** START Supplied entries **

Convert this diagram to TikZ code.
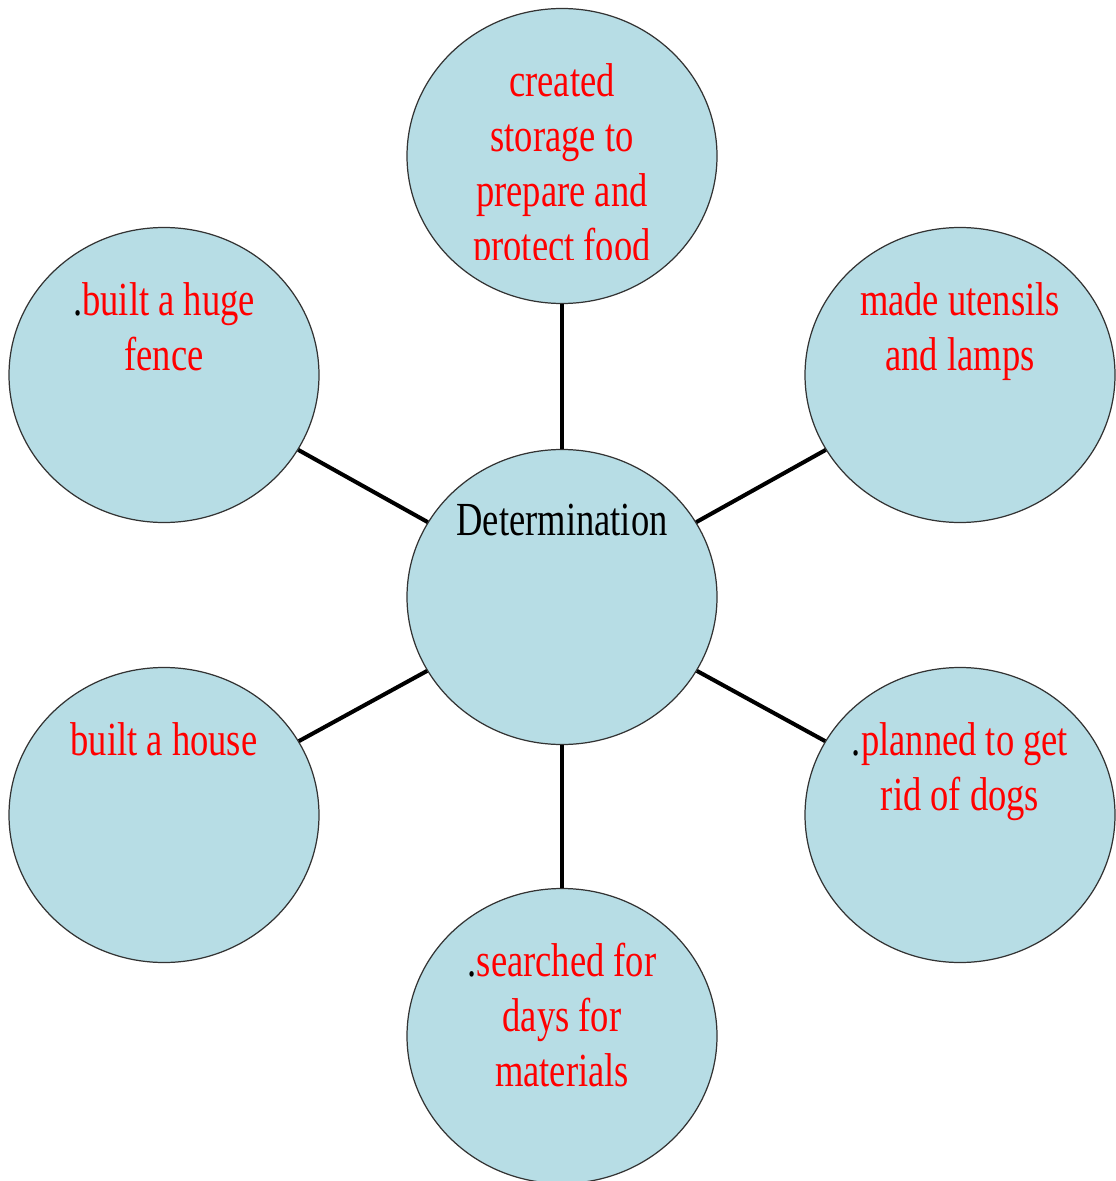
\documentclass[tikz,border=0pt]{standalone}
\usepackage{fontspec}
\setmainfont{Liberation Serif}
\newfontfamily\narrowserif[FakeStretch=0.77]{Liberation Serif}
\usetikzlibrary{positioning,shapes.geometric}
\definecolor{bubblefill}{RGB}{183,221,229}
\begin{document}
\begin{tikzpicture}[x=0.2mm, y=-0.2mm,
    bubble/.style={ellipse, draw=black!80, line width=0.7pt, fill=bubblefill,
                   minimum width=6.2cm, minimum height=5.9cm, inner sep=0pt},
    txt/.style={text=red, align=center, inner sep=0pt,
                font=\narrowserif\fontsize{27}{31.3}\selectfont},
    spoke/.style={line width=2.3pt}]

    \useasboundingbox (0,0) rectangle (1115,1181);

    % Circles
    \node[bubble] (c)  at (562,597)  {};
    \node[bubble] (tp) at (562,156)  {};
    \node[bubble] (tl) at (164,375)  {};
    \node[bubble] (tr) at (960,375)  {};
    \node[bubble] (bl) at (164,815)  {};
    \node[bubble] (br) at (960,815)  {};
    \node[bubble] (bt) at (562,1036) {};

    % Spokes from the centre
    \draw[spoke] (c) -- (tp);
    \draw[spoke] (c) -- (tl);
    \draw[spoke] (c) -- (tr);
    \draw[spoke] (c) -- (bl);
    \draw[spoke] (c) -- (br);
    \draw[spoke] (c) -- (bt);

    % Texts
    \node[txt, text=black, below=1.1cm of c.north] (ct) {Determination};
    \begin{scope}
        \clip ([xshift=-3.1cm]tp.north) rectangle ([xshift=3.1cm, yshift=-5.03cm]tp.north);
        \node[txt, below=1.1cm of tp.north] (tpt) {created\\storage to\\prepare and\\protect food};
    \end{scope}
    \node[txt, below=1.1cm of tl.north] (tlt) {{\color{black}.}built a huge\\fence};
    \node[txt, below=1.1cm of tr.north] (trt) {made utensils\\and lamps};
    \node[txt, below=1.1cm of bl.north] (blt) {built a house};
    \node[txt, below=1.1cm of br.north] (brt) {{\color{black}.}planned to get\\rid of dogs};
    \node[txt, below=1.1cm of bt.north] (btt) {{\color{black}.}searched for\\days for\\materials};

\end{tikzpicture}
\end{document}
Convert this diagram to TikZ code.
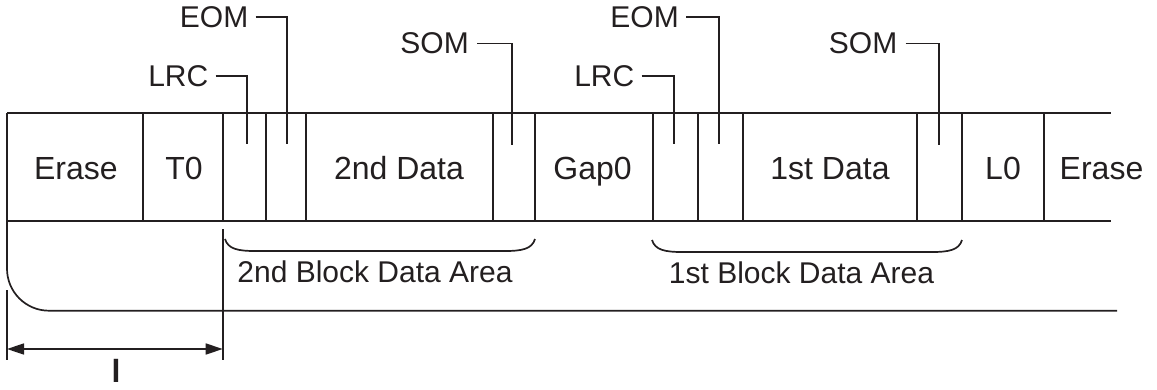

** END Supplied entries **

** Aim of the task **
Write out an exact copy of the listing, first line through the line containing "(bt) at (562,1036)", with the pictures left out.

** Task solution **
Convert this diagram to TikZ code.
\documentclass[tikz,border=0pt]{standalone}
\usepackage{fontspec}
\setmainfont{Liberation Serif}
\newfontfamily\narrowserif[FakeStretch=0.77]{Liberation Serif}
\usetikzlibrary{positioning,shapes.geometric}
\definecolor{bubblefill}{RGB}{183,221,229}
\begin{document}
\begin{tikzpicture}[x=0.2mm, y=-0.2mm,
    bubble/.style={ellipse, draw=black!80, line width=0.7pt, fill=bubblefill,
                   minimum width=6.2cm, minimum height=5.9cm, inner sep=0pt},
    txt/.style={text=red, align=center, inner sep=0pt,
                font=\narrowserif\fontsize{27}{31.3}\selectfont},
    spoke/.style={line width=2.3pt}]

    \useasboundingbox (0,0) rectangle (1115,1181);

    % Circles
    \node[bubble] (c)  at (562,597)  {};
    \node[bubble] (tp) at (562,156)  {};
    \node[bubble] (tl) at (164,375)  {};
    \node[bubble] (tr) at (960,375)  {};
    \node[bubble] (bl) at (164,815)  {};
    \node[bubble] (br) at (960,815)  {};
    \node[bubble] (bt) at (562,1036) {};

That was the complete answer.